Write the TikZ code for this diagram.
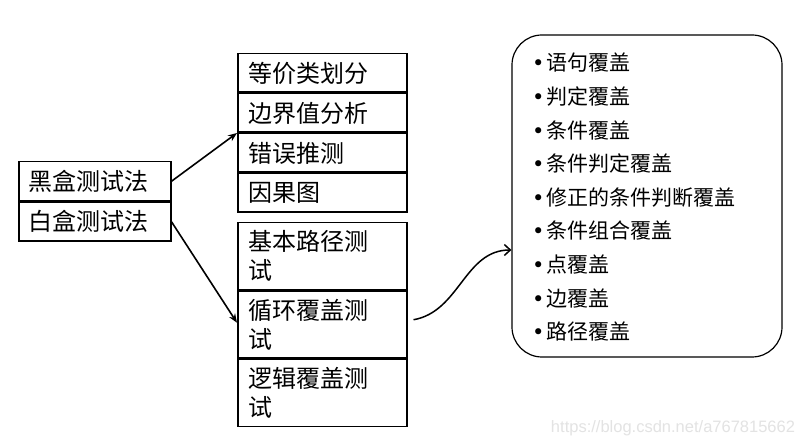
\documentclass[tikz,border=0pt]{standalone}
\usepackage{fontspec}
\setmainfont{Noto Sans CJK SC}
\newfontfamily\dotfont{DejaVu Sans}
\newfontfamily\wmfont{Liberation Sans}
\usetikzlibrary{positioning,arrows.meta}

\begin{document}
\begin{tikzpicture}[x=1pt, y=1pt,
  cell/.style={draw, line width=1.5pt, anchor=north west, minimum width=152pt, minimum height=39pt,
    text width=132pt, inner xsep=10pt, inner ysep=0pt, align=left, font=\fontsize{24}{29}\selectfont},
  mcell/.style={cell, minimum width=169pt, text width=147pt, inner xsep=11pt, minimum height=38.5pt},
  tcell/.style={mcell, minimum height=67pt},
  arr/.style={line width=1.6pt, -{Stealth[length=9pt, width=7pt]}},
  carr/.style={line width=1.5pt, -{Straight Barb[length=6pt, width=11pt, line width=1.5pt]}},
  item/.style={anchor=west, inner sep=0pt, font=\fontsize{21}{25}\selectfont}]
  \useasboundingbox[fill=white] (0,0) rectangle (800,446);

  % Left box
  \node[cell] (black) at (18,285) {黑盒测试法};
  \node[cell, below=0pt of black] (white) {白盒测试法};

  % Black box methods
  \node[mcell] (part) at (237,393) {等价类划分};
  \node[mcell, below=0pt of part] (bound) {边界值分析};
  \node[mcell, below=0pt of bound] (guess) {错误推测};
  \node[mcell, below=0pt of guess] (cause) {因果图};

  % White box methods
  \node[tcell] (path) at (237,224) {基本路径测\\试};
  \node[tcell, below=0pt of path] (loop) {循环覆盖测\\试};
  \node[tcell, below=0pt of loop] (logic) {逻辑覆盖测\\试};

  % Coverage list
  \node[draw, line width=1.2pt, rounded corners=30pt, minimum width=270pt, minimum height=322pt] (cov) at (647,250) {};
  \foreach \t [count=\i] in {语句覆盖, 判定覆盖, 条件覆盖, 条件判定覆盖, 修正的条件判断覆盖,
      条件组合覆盖, 点覆盖, 边覆盖, 路径覆盖}
    \node[item] (item\i) at (532, 383-\i*33.6+33.6) {{\dotfont\textbullet}\hspace{2pt}\t};

  % Connectors
  \draw[arr] (black.east) -- (bound.south west);
  \draw[arr] (white.east) -- ([yshift=2pt]loop.west);
  \coordinate (cstart) at ([xshift=6pt, yshift=5pt]loop.east);
  \coordinate (cend) at ([yshift=-54pt]cov.west);
  \draw[carr] (cstart) to[out=10, in=180] (cend);

  % Watermark
  \node[text=gray!22, font=\wmfont\fontsize{16.5}{19}\selectfont] (wm) at (673,18) {https://blog.csdn.net/a767815662};
\end{tikzpicture}
\end{document}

__________________________________________________

▶ **EXERCISE PROMPT**
Leave out all pictures, then copy the remaining material exactly.

▶ **THE ANSWER**
Write the TikZ code for this diagram.
\documentclass[tikz,border=0pt]{standalone}
\usepackage{fontspec}
\setmainfont{Noto Sans CJK SC}
\newfontfamily\dotfont{DejaVu Sans}
\newfontfamily\wmfont{Liberation Sans}
\usetikzlibrary{positioning,arrows.meta}

\begin{document}
\begin{tikzpicture}[x=1pt, y=1pt,
  cell/.style={draw, line width=1.5pt, anchor=north west, minimum width=152pt, minimum height=39pt,
    text width=132pt, inner xsep=10pt, inner ysep=0pt, align=left, font=\fontsize{24}{29}\selectfont},
  mcell/.style={cell, minimum width=169pt, text width=147pt, inner xsep=11pt, minimum height=38.5pt},
  tcell/.style={mcell, minimum height=67pt},
  arr/.style={line width=1.6pt, -{Stealth[length=9pt, width=7pt]}},
  carr/.style={line width=1.5pt, -{Straight Barb[length=6pt, width=11pt, line width=1.5pt]}},
  item/.style={anchor=west, inner sep=0pt, font=\fontsize{21}{25}\selectfont}]
  \useasboundingbox[fill=white] (0,0) rectangle (800,446);

  % Left box
  \node[cell] (black) at (18,285) {黑盒测试法};
  \node[cell, below=0pt of black] (white) {白盒测试法};

  % Black box methods
  \node[mcell] (part) at (237,393) {等价类划分};
  \node[mcell, below=0pt of part] (bound) {边界值分析};
  \node[mcell, below=0pt of bound] (guess) {错误推测};
  \node[mcell, below=0pt of guess] (cause) {因果图};

  % White box methods
  \node[tcell] (path) at (237,224) {基本路径测\\试};
  \node[tcell, below=0pt of path] (loop) {循环覆盖测\\试};
  \node[tcell, below=0pt of loop] (logic) {逻辑覆盖测\\试};

  % Coverage list
  \node[draw, line width=1.2pt, rounded corners=30pt, minimum width=270pt, minimum height=322pt] (cov) at (647,250) {};
  \foreach \t [count=\i] in {语句覆盖, 判定覆盖, 条件覆盖, 条件判定覆盖, 修正的条件判断覆盖,
      条件组合覆盖, 点覆盖, 边覆盖, 路径覆盖}
    \node[item] (item\i) at (532, 383-\i*33.6+33.6) {{\dotfont\textbullet}\hspace{2pt}\t};

  % Connectors
  \draw[arr] (black.east) -- (bound.south west);
  \draw[arr] (white.east) -- ([yshift=2pt]loop.west);
  \coordinate (cstart) at ([xshift=6pt, yshift=5pt]loop.east);
  \coordinate (cend) at ([yshift=-54pt]cov.west);
  \draw[carr] (cstart) to[out=10, in=180] (cend);

  % Watermark
  \node[text=gray!22, font=\wmfont\fontsize{16.5}{19}\selectfont] (wm) at (673,18) {https://blog.csdn.net/a767815662};
\end{tikzpicture}
\end{document}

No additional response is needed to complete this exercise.